──────── Data for this task ────────

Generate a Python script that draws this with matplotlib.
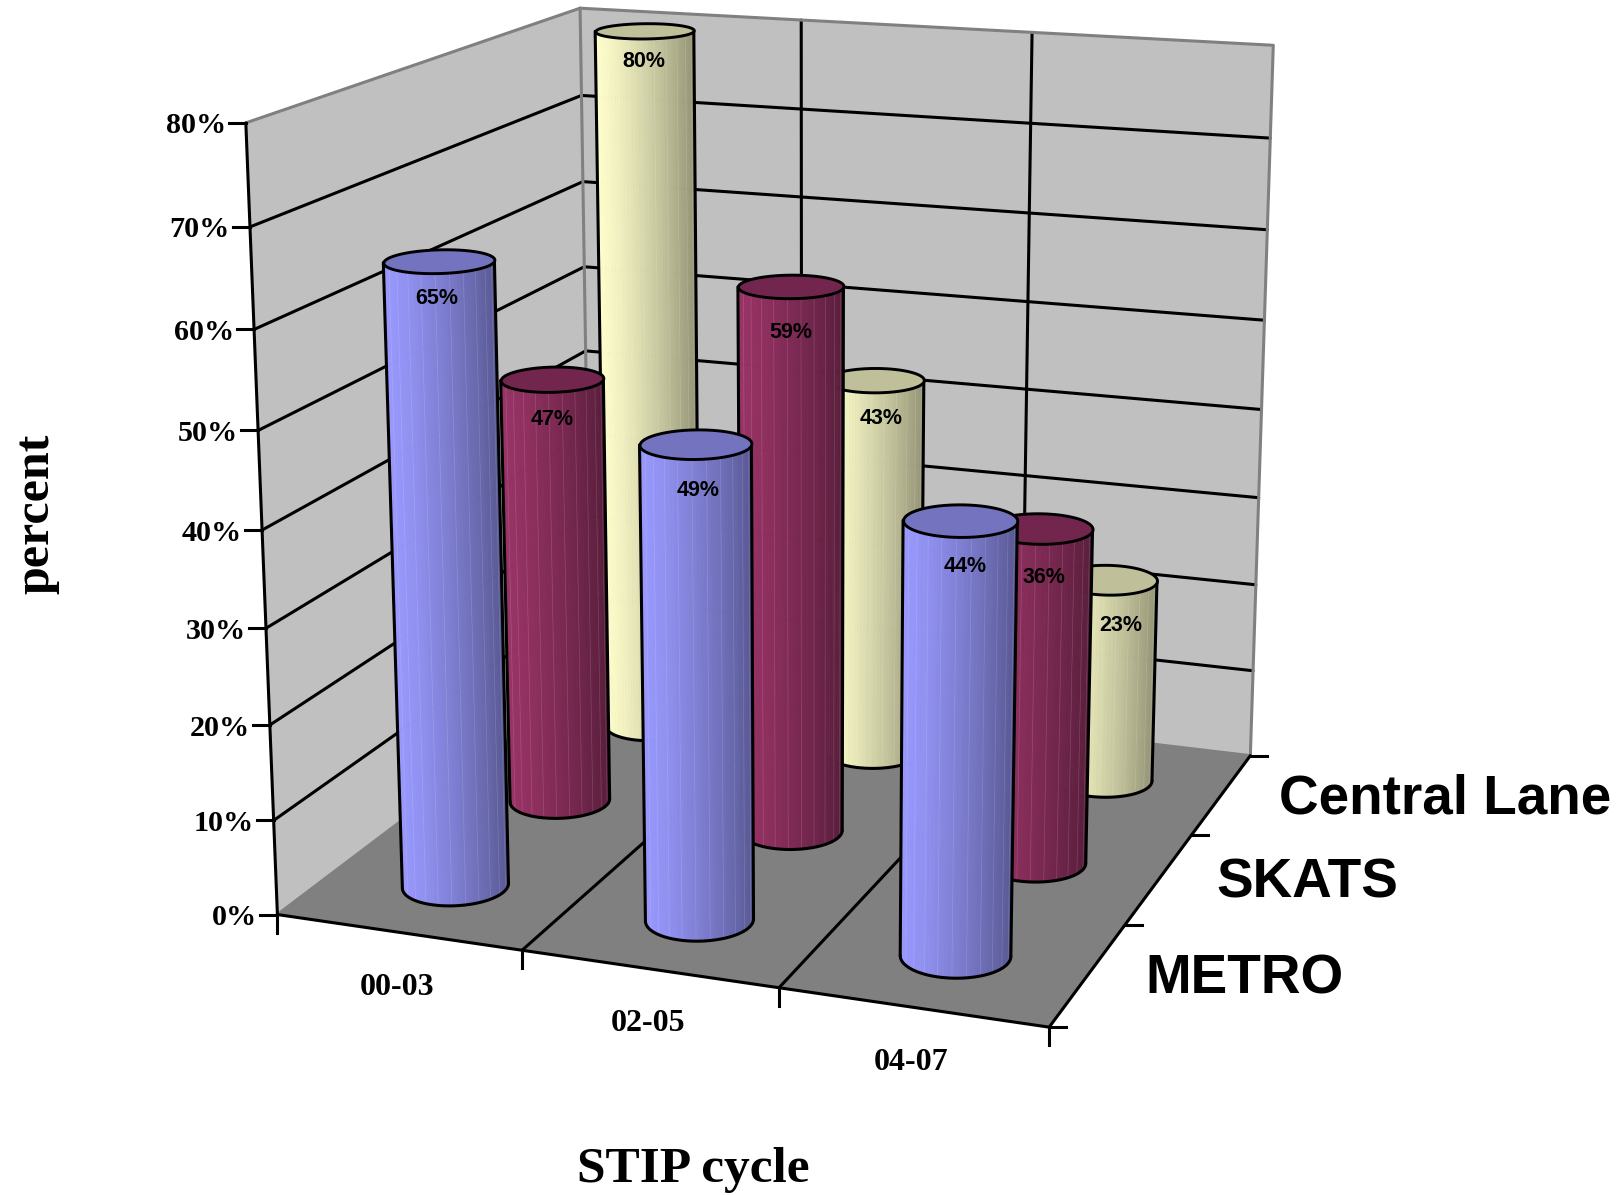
import numpy as np
import matplotlib
matplotlib.use('Agg')
import matplotlib.pyplot as plt
from matplotlib.lines import Line2D
from mpl_toolkits.mplot3d.art3d import Poly3DCollection

cycles = ['00-03', '02-05', '04-07']
series = ['METRO', 'SKATS', 'Central Lane']
metro = [65, 49, 44]
skats = [47, 59, 36]
central = [80, 43, 23]
value_ticks = [0, 10, 20, 30, 40, 50, 60, 70, 80]
colors = ['#9999FF', '#993366', '#FFFFCC']

# pixel nudges of the value labels, same order as the series
label_nudge = [[(-2, 3), (3, -7), (5, -6)],
               [(0, 0), (0, -6), (5, -9)],
               [(-1, 9), (6, 1), (13, -6)]]

W, H = 1621, 1195

# camera is fitted from where the box corners sit in the reference (x, depth, percent -> pixel)
box_pts = [(0, 0, 0), (3, 0, 0), (3, 3, 0), (0, 3, 0), (0, 0, 80), (3, 3, 80), (0, 3, 80),
           (0, 0, 70), (0, 3, 70), (3, 3, 70)]
px_pts = [(276.7, 916), (1049, 1026), (1250, 757), (592, 676), (246.7, 122.7), (1273.6, 45.5),
          (579.3, 8.3), (250, 226.7), (581, 96), (1270.5, 137.5)]


def fit_camera(world, pixels):
    rows = []
    for (x, y, z), (u, v) in zip(world, pixels):
        rows.append([x, y, z, 1, 0, 0, 0, 0, -u * x, -u * y, -u * z, -u])
        rows.append([0, 0, 0, 0, x, y, z, 1, -v * x, -v * y, -v * z, -v])
    p = np.linalg.svd(np.array(rows, dtype=float))[2][-1].reshape(3, 4)
    if p[2, 3] < 0:
        p = -p
    p = p / p[2, 3]
    return np.array([p[0], p[1], [0, 0, 0, -1], p[2]])


M = fit_camera(box_pts, px_pts)


def to_px(x, d, z):
    v = M @ np.array([x, d, z, 1.0])
    return v[0] / v[3], v[1] / v[3]


fig = plt.figure(figsize=(W / 100, H / 100), dpi=100)
ax = fig.add_subplot(projection='3d', computed_zorder=False)
ax.set_proj_type('ortho')  # stops Line3D masking points outside -1..1
# square panel wider than the figure, so 2D data units are reference pixels
extra = (W - H) / 2
ax.set_position([0, -extra / H, 1, W / H])
ax.get_proj = lambda: M
ax.viewLim.intervalx = (0, W)
ax.viewLim.intervaly = (H + extra, -extra)
ax.set_axis_off()


def quad(verts, color, z):
    ax.add_collection3d(Poly3DCollection([verts], facecolors=color, edgecolors='none', zorder=z))


def line3(xs, ds, zs, color='black', lw=2.2, z=3):
    ax.plot(xs, ds, zs, color=color, lw=lw, zorder=z, solid_capstyle='round')


def tick(x, d, z, dx, dy):
    u, v = to_px(x, d, z)
    ax.add_artist(Line2D([u, u + dx], [v, v + dy], color='black', lw=2.2, zorder=5))


top = value_ticks[-1]
quad([(0, 0, 0), (0, 3, 0), (0, 3, top), (0, 0, top)], '#C0C0C0', 1)
quad([(0, 3, 0), (3, 3, 0), (3, 3, top), (0, 3, top)], '#C0C0C0', 1)
quad([(0, 0, 0), (3, 0, 0), (3, 3, 0), (0, 3, 0)], '#808080', 3)

for v in value_ticks[1:-1]:
    line3([0, 0, 3], [0, 3, 3], [v, v, v], z=2)
for i in [1, 2]:
    line3([i, i], [3, 3], [0, top], z=2)
    line3([i, i], [0, 3], [0, 0], z=3.5)

for xs, ds, zs in [([0, 3, 3], [3, 3, 3], [top, top, 0]), ([0, 0], [0, 3], [top, top]),
                   ([0, 0], [3, 3], [0, top]), ([0, 0, 3], [0, 3, 3], [0, 0, 0])]:
    line3(xs, ds, zs, color='#808080', lw=2.2, z=3.2)

line3([0, 0], [0, 0], [0, top], z=4)
line3([0, 3, 3], [0, 0, 3], [0, 0, 0], z=4)

for v in value_ticks:
    tick(0, 0, v, -17, 0)
    ax.annotate(f'{v}%', xy=to_px(0, 0, v), xytext=(-20, -3), textcoords='offset pixels', ha='right',
                va='center', family='Liberation Serif', weight='bold', fontsize=21.7, zorder=6)
for i in range(4):
    tick(i, 0, 0, 0, 18)
for j in range(4):
    tick(3, j, 0, 17, 0)

for i, name in enumerate(cycles):
    ax.annotate(name, xy=to_px(i + 0.5, 0, 0), xytext=(-1, -55), textcoords='offset pixels', ha='center',
                va='center', family='Liberation Serif', weight='bold', fontsize=23, zorder=6)
for j, name in enumerate(series):
    ax.annotate(name, xy=to_px(3, j + 0.5, 0), xytext=(57, -5), textcoords='offset pixels', ha='left',
                va='center', family='Liberation Sans', weight='bold', fontsize=39.5, zorder=6)

fig.text(693 / W, 1 - 1170 / H, 'STIP cycle', ha='center', va='center', family='Liberation Serif',
         weight='bold', fontsize=37)
fig.text(36 / W, 1 - 514 / H, 'percent', ha='center', va='center', rotation=90, family='Liberation Serif',
         weight='bold', fontsize=36)


def shade(color, f):
    return tuple(c * f for c in matplotlib.colors.to_rgb(color))


def cylinder(cx, cd, value, color, z, rx=0.2, rd=0.21):
    angles = np.linspace(0, 2 * np.pi, 361)
    screen = [to_px(cx + rx * np.cos(a), cd + rd * np.sin(a), value / 2)[0] for a in angles]
    a0, a1 = angles[int(np.argmin(screen))], angles[int(np.argmax(screen))]
    if a1 < a0:
        a1 += 2 * np.pi
    arc = np.linspace(a0, a1, 49)
    xs = cx + rx * np.cos(arc)
    ds = cd + rd * np.sin(arc)
    us = np.array([to_px(a, b, value / 2)[0] for a, b in zip(xs, ds)])
    t = (us - us.min()) / (us.max() - us.min())
    faces = []
    cols = []
    for k in range(len(arc) - 1):
        faces.append([(xs[k], ds[k], 0), (xs[k + 1], ds[k + 1], 0), (xs[k + 1], ds[k + 1], value), (xs[k], ds[k], value)])
        tm = (t[k] + t[k + 1]) / 2
        cols.append(shade(color, 1 - 0.42 * tm ** 1.3))
    ax.add_collection3d(Poly3DCollection(faces, facecolors=cols, edgecolors=cols, linewidths=0.6, zorder=z, zsort='min'))
    # faint light streaks like the facet seams of the original
    for k in range(3, len(arc) - 3, 4):
        ax.plot([xs[k], xs[k]], [ds[k], ds[k]], [0, value], color='white', lw=0.5, alpha=0.16, zorder=z + 0.05)
    ring = np.linspace(0, 2 * np.pi, 73)
    cap = [(cx + rx * np.cos(a), cd + rd * np.sin(a), value) for a in ring]
    ax.add_collection3d(Poly3DCollection([cap], facecolors=[shade(color, 0.75)], edgecolors='black',
                                         linewidths=2.1, zorder=z + 0.2))
    line3(xs, ds, np.zeros_like(xs), z=z + 0.1)
    line3([xs[0], xs[0]], [ds[0], ds[0]], [0, value], z=z + 0.1)
    line3([xs[-1], xs[-1]], [ds[-1], ds[-1]], [0, value], z=z + 0.1)


z_now = 10
for j, vals in reversed(list(enumerate([metro, skats, central]))):
    for i, val in enumerate(vals):
        cylinder(i + 0.5, j + 0.5, val, colors[j], z_now)
        nx, ny = label_nudge[j][i]
        ax.annotate(f'{val}%', xy=to_px(i + 0.5, j + 0.5, val), xytext=(nx, -40 + ny), textcoords='offset pixels',
                    ha='center', va='center', family='Liberation Sans', weight='bold', fontsize=15.5,
                    zorder=z_now + 0.5)
        z_now += 1

fig.savefig('out.png', dpi=100)
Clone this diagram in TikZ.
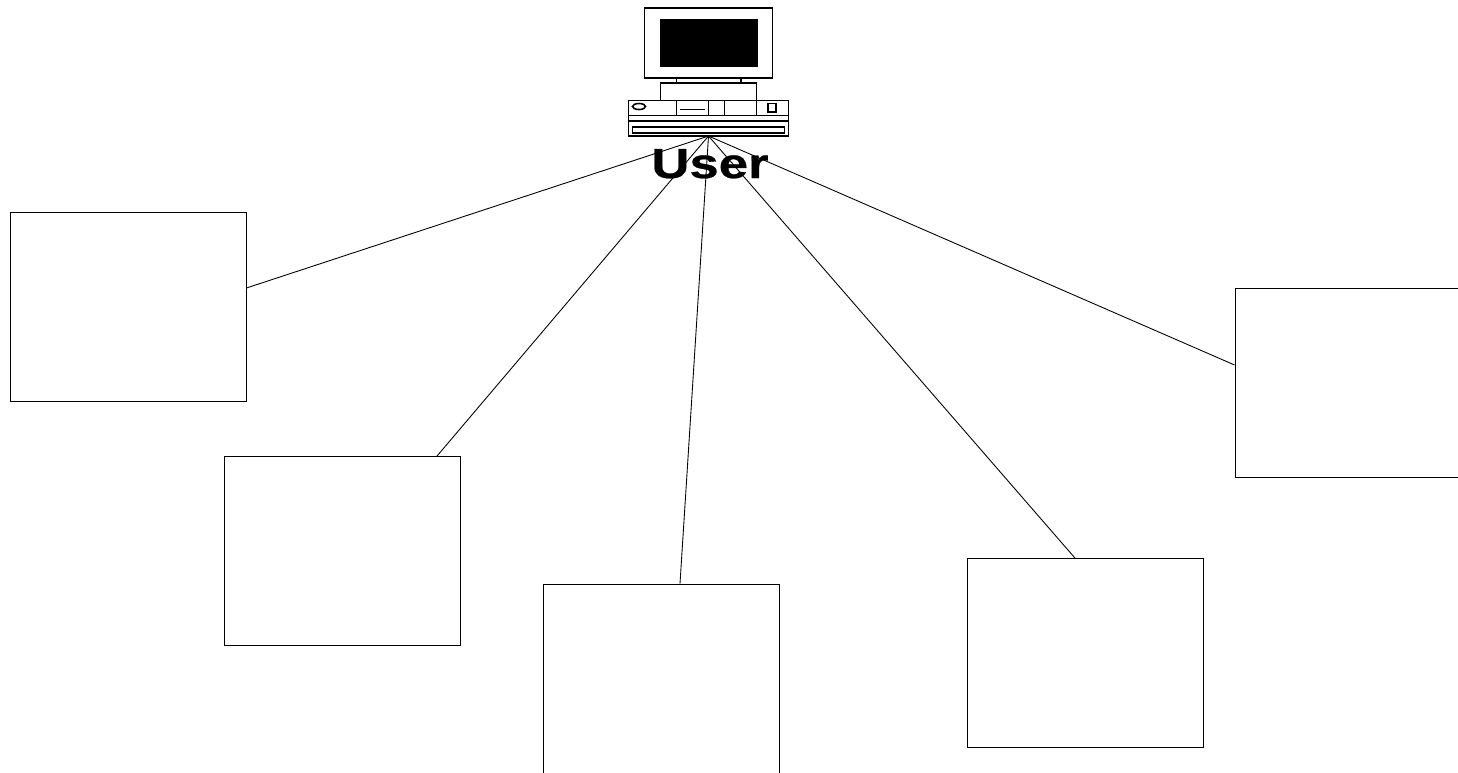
\documentclass[tikz,border=0pt]{standalone}
\usepackage{fontspec}
\setmainfont{Liberation Sans}
\newfontfamily\userfont[FakeStretch=1.25, FakeBold=0.6]{Liberation Sans}
\usetikzlibrary{positioning}
\tikzstyle{block} = [rectangle, minimum width=4.72cm, minimum height=3.78cm, inner sep=0pt, draw=black, line width=0.5pt, fill=white]
\tikzstyle{link} = [line width=0.5pt]
\tikzstyle{part} = [draw=black, line width=0.9pt, fill=white]
\tikzstyle{detail} = [line width=0.7pt]

\begin{document}
\begin{tikzpicture}[x=0.02cm, y=-0.02cm]

    \useasboundingbox (0, 0) rectangle (1458, 772);
    \clip (0, 0) rectangle (1458, 772);

    % boxes
    \node (block0) [block] at (128, 306.5) {};
    \node (block1) [block] at (342, 551) {};
    \node (block2) [block] at (661, 678.5) {};
    \node (block3) [block] at (1085, 653) {};
    \node (block4) [block] at (1353, 382.5) {};

    % computer
    \draw [part] (644.7, 8) rectangle (772.7, 78);
    \draw [draw=black, fill=black] (660.5, 19) rectangle (757, 66);
    \draw [part] (676.5, 78) rectangle (741, 83);
    \draw [part] (660.5, 83) rectangle (756.5, 100.5);
    \draw [part] (628.5, 100.5) rectangle (788.5, 136);
    \draw [detail] (628.5, 115.5) -- (788.5, 115.5);
    \draw [detail] (628.5, 121) -- (788.5, 121);
    \draw [detail] (632.5, 127) rectangle (784.5, 133);
    \foreach \x in {676.5, 708.5, 724.5, 756.5} {
        \draw [detail] (\x, 100.5) -- (\x, 115.5);
    }
    \draw [part] (639, 106.5) ellipse [x radius=6.5, y radius=3];
    \draw [detail] (680, 109.5) -- (705, 109.5);
    \draw [detail] (768, 103.5) rectangle (776, 112);

    \node (user) [anchor=base, inner sep=0pt, font=\fontsize{24}{28}\userfont\bfseries] at (710, 178) {User};
    \coordinate (hub) at (708.5, 136);

    \draw [link] (hub) -- ([yshift=0.37cm]block0.east);
    \draw [link] (hub) -- ([xshift=1.9cm]block1.north);
    \draw [link] (hub) -- ([xshift=0.38cm]block2.north);
    \draw [link] (hub) -- ([xshift=-0.2cm]block3.north);
    \draw [link] (hub) -- ([yshift=0.35cm]block4.west);

\end{tikzpicture}
\end{document}
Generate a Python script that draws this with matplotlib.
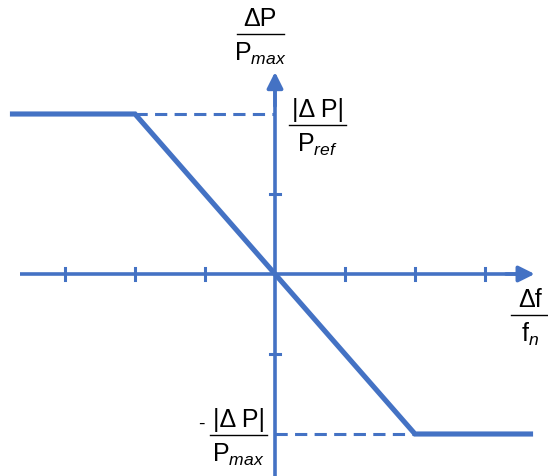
import matplotlib.pyplot as plt

plt.rcParams['font.family'] = ['Liberation Sans', 'DejaVu Sans']
plt.rcParams['mathtext.fontset'] = 'custom'
plt.rcParams['mathtext.rm'] = 'Liberation Sans'
plt.rcParams['mathtext.it'] = 'Liberation Sans:italic'

# droop characteristic: normalised power vs normalised frequency deviation
curve_x = [-3.75, -2, 0, 2, 3.65]
curve_y = [2, 2, 0, -2, -2]
limit_up = 2
limit_down = -2
knee_x = [-2, 2]
xticks = [-3, -2, -1, 1, 2, 3]
yticks = [-1, 1]

blue = '#4472C4'

fig = plt.figure(figsize=(5.48, 4.76), dpi=100)
ax = fig.add_axes([0, 0, 1, 1])
ax.set_xlim(-275 / 70, 273 / 70)
ax.set_ylim(-202 / 80, 274 / 80)
ax.axis('off')

# axes with arrow heads
ax.plot([-3.64, 3.5], [0, 0], color=blue, lw=2.6, solid_capstyle='butt')
ax.annotate('', xy=(3.71, 0), xytext=(3.3, 0),
            arrowprops=dict(arrowstyle='-|>', color=blue, lw=2.6,
                            mutation_scale=24, shrinkA=0, shrinkB=0))
ax.plot([0, 0], [-2.6, 2.3], color=blue, lw=2.6, solid_capstyle='butt')
ax.annotate('', xy=(0, 2.525), xytext=(0, 2.1),
            arrowprops=dict(arrowstyle='-|>', color=blue, lw=2.6,
                            mutation_scale=24, shrinkA=0, shrinkB=0))

for t in xticks:
    ax.plot([t, t], [-0.08, 0.08], color=blue, lw=2.2)
for t in yticks:
    ax.plot([-0.075, 0.075], [t, t], color=blue, lw=2.2)

# dashed limit lines
ax.plot([knee_x[0], 0], [limit_up, limit_up], color=blue, lw=2.2,
        dashes=(4, 2.4))
ax.plot([0, knee_x[1]], [limit_down, limit_down], color=blue, lw=2.2,
        dashes=(4, 2.4))

ax.plot(curve_x, curve_y, color=blue, lw=3.7, solid_joinstyle='miter')


def frac(x, y, num, den, half, fs=18):
    ax.text(x, y + 0.19, num, ha='center', va='center', fontsize=fs)
    ax.plot([x - half, x + half], [y, y], color='black', lw=1.0)
    ax.text(x, y - 0.25, den, ha='center', va='center', fontsize=fs)


frac(-0.21, 3.0, 'ΔP', r'P$_{\mathit{max}}$', 0.34)
frac(0.61, 1.86, '|Δ P|', r'P$_{\mathit{ref}}$', 0.41)
frac(-0.52, -2.01, '|Δ P|', r'P$_{\mathit{max}}$', 0.41)
ax.text(-1.05, -1.88, '-', ha='center', va='center', fontsize=14)
frac(3.64, -0.51, 'Δf', r'f$_{\mathit{n}}$', 0.27)

fig.savefig('out.png', dpi=100)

────────

Short problem: Beginning with the first line of the records above, extract each line exactly through the line that holds "return v[0] / v[3], v[1] / v[3]", both ends included. Omit pictures.

Solution to the exercise:
Generate a Python script that draws this with matplotlib.
import numpy as np
import matplotlib
matplotlib.use('Agg')
import matplotlib.pyplot as plt
from matplotlib.lines import Line2D
from mpl_toolkits.mplot3d.art3d import Poly3DCollection

cycles = ['00-03', '02-05', '04-07']
series = ['METRO', 'SKATS', 'Central Lane']
metro = [65, 49, 44]
skats = [47, 59, 36]
central = [80, 43, 23]
value_ticks = [0, 10, 20, 30, 40, 50, 60, 70, 80]
colors = ['#9999FF', '#993366', '#FFFFCC']

# pixel nudges of the value labels, same order as the series
label_nudge = [[(-2, 3), (3, -7), (5, -6)],
               [(0, 0), (0, -6), (5, -9)],
               [(-1, 9), (6, 1), (13, -6)]]

W, H = 1621, 1195

# camera is fitted from where the box corners sit in the reference (x, depth, percent -> pixel)
box_pts = [(0, 0, 0), (3, 0, 0), (3, 3, 0), (0, 3, 0), (0, 0, 80), (3, 3, 80), (0, 3, 80),
           (0, 0, 70), (0, 3, 70), (3, 3, 70)]
px_pts = [(276.7, 916), (1049, 1026), (1250, 757), (592, 676), (246.7, 122.7), (1273.6, 45.5),
          (579.3, 8.3), (250, 226.7), (581, 96), (1270.5, 137.5)]


def fit_camera(world, pixels):
    rows = []
    for (x, y, z), (u, v) in zip(world, pixels):
        rows.append([x, y, z, 1, 0, 0, 0, 0, -u * x, -u * y, -u * z, -u])
        rows.append([0, 0, 0, 0, x, y, z, 1, -v * x, -v * y, -v * z, -v])
    p = np.linalg.svd(np.array(rows, dtype=float))[2][-1].reshape(3, 4)
    if p[2, 3] < 0:
        p = -p
    p = p / p[2, 3]
    return np.array([p[0], p[1], [0, 0, 0, -1], p[2]])


M = fit_camera(box_pts, px_pts)


def to_px(x, d, z):
    v = M @ np.array([x, d, z, 1.0])
    return v[0] / v[3], v[1] / v[3]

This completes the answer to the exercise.